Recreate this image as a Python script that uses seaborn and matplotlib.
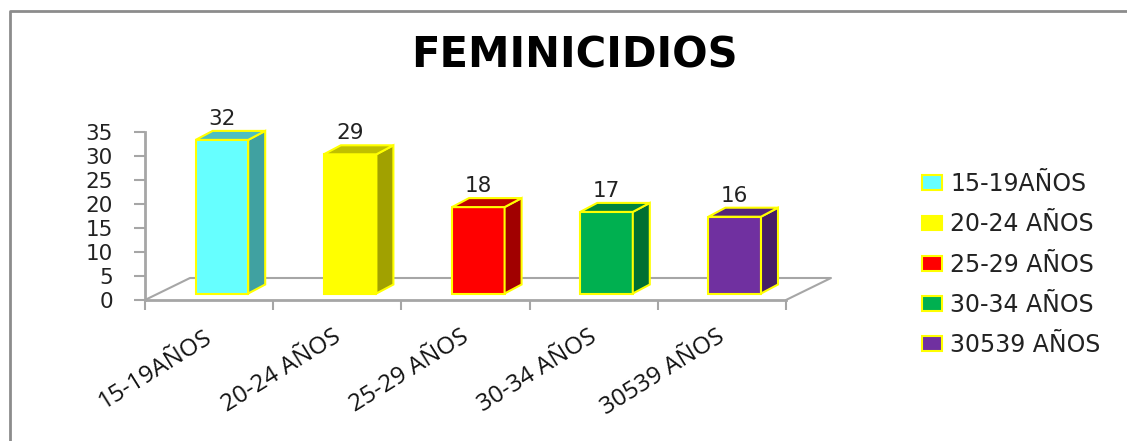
import matplotlib
matplotlib.use('Agg')
import matplotlib.pyplot as plt
from matplotlib.lines import Line2D
from matplotlib.transforms import ScaledTranslation
import numpy as np
import seaborn as sns

rangos = ['15-19AÑOS', '20-24 AÑOS', '25-29 AÑOS', '30-34 AÑOS', '30539 AÑOS']
casos = [32, 29, 18, 17, 16]
colores = ['#66FFFF', '#FFFF00', '#FF0000', '#00B050', '#7030A0']
yticks = [0, 5, 10, 15, 20, 25, 30, 35]

W, H = 1127, 441
sns.set_theme(style='white')
plt.rcParams['font.family'] = 'DejaVu Sans'

fig = plt.figure(figsize=(W / 100, H / 100), dpi=100)
ax = fig.add_axes([145 / W, 1 - 300 / H, 641 / W, 168 / H])

px_x = 5 / 641      # datos x por pixel
px_y = 35 / 168     # datos y por pixel
base = 6.5 * px_y   # la barra arranca un poco dentro del suelo

sns.barplot(x=rangos, y=casos, hue=rangos, palette=colores, dodge=False, width=0.41,
            saturation=1, edgecolor='#FFFF00', linewidth=1.5, ax=ax, legend=True)
ax.set_xlim(-0.6, 4.4)
ax.set_ylim(0, 35)

# caras laterales y superiores
dx = 17 * px_x
dy = 9 * px_y
for cont in ax.containers:
    for p in cont:
        p.set_y(base)
        x0 = p.get_x()
        x1 = x0 + p.get_width()
        y0 = p.get_y()
        y1 = y0 + p.get_height()
        c = np.array(p.get_facecolor()[:3])
        ax.fill([x1, x1 + dx, x1 + dx, x1], [y0, y0 + dy, y1 + dy, y1], color=c * 0.63,
                ec='#FFFF00', lw=1.5, clip_on=False, zorder=3)
        ax.fill([x0, x0 + dx, x1 + dx, x1], [y1, y1 + dy, y1 + dy, y1], color=c * 0.75,
                ec='#FFFF00', lw=1.5, clip_on=False, zorder=3)
    ax.bar_label(cont, labels=[f'{p.get_height():.0f}' for p in cont], padding=8,
                 fontsize=15.5, color='#222222')

# suelo en perspectiva
gris = '#A6A6A6'
fx, fy = 45 / 641, 22 / 168
ax.plot([0, fx, 1 + fx, 1], [0, fy, fy, 0], color=gris, lw=1.5, transform=ax.transAxes,
        clip_on=False, zorder=0)

for s in ['top', 'right']:
    ax.spines[s].set_visible(False)
for s in ['left', 'bottom']:
    ax.spines[s].set_color(gris)
    ax.spines[s].set_linewidth(2)

ax.set_yticks(yticks)
ax.tick_params(axis='y', length=8, width=1.5, color=gris, pad=15, labelsize=15.5, labelcolor='#222222', left=True)
ax.set_xticks(np.arange(6) - 0.6, minor=True)
ax.tick_params(axis='x', which='minor', length=7, width=1.5, color=gris, bottom=True)
ax.tick_params(axis='x', which='major', length=0, pad=18)
ax.set_xticks(range(5))
ax.set_xticklabels(rangos, rotation=32, ha='right', rotation_mode='anchor', fontsize=17.5,
                   family='Open Sans', color='#111111')
for t in ax.get_xticklabels():
    t.set_transform(t.get_transform() + ScaledTranslation(-0.18, 0, fig.dpi_scale_trans))

leg = ax.legend(loc='upper left', bbox_to_anchor=(922 / W, 1 - 172 / H), bbox_transform=fig.transFigure,
                frameon=False, fontsize=17, labelspacing=0.69, handlelength=0.85, handleheight=0.58,
                handletextpad=0.35, borderpad=0, borderaxespad=0)
for t in leg.get_texts():
    t.set_color('#222222')

fig.text(574 / W, 1 - 55 / H, 'FEMINICIDIOS', ha='center', va='center', fontsize=30,
         fontweight='bold', color='black')

# marco del grafico
fig.add_artist(Line2D([10 / W, 10 / W, 1], [0, 1 - 11 / H, 1 - 11 / H], color='#8C8C8C', lw=2,
                      transform=fig.transFigure))

fig.savefig('out.png', dpi=100)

════════════════

SHORT EXERCISE = Repeat, exactly and in full, each line from the start of the data to the line that contains "plt.rcParams['font.family'] = 'DejaVu Sans'". Pictures do not go in.

EXERCISE ANSWER =
Recreate this image as a Python script that uses seaborn and matplotlib.
import matplotlib
matplotlib.use('Agg')
import matplotlib.pyplot as plt
from matplotlib.lines import Line2D
from matplotlib.transforms import ScaledTranslation
import numpy as np
import seaborn as sns

rangos = ['15-19AÑOS', '20-24 AÑOS', '25-29 AÑOS', '30-34 AÑOS', '30539 AÑOS']
casos = [32, 29, 18, 17, 16]
colores = ['#66FFFF', '#FFFF00', '#FF0000', '#00B050', '#7030A0']
yticks = [0, 5, 10, 15, 20, 25, 30, 35]

W, H = 1127, 441
sns.set_theme(style='white')
plt.rcParams['font.family'] = 'DejaVu Sans'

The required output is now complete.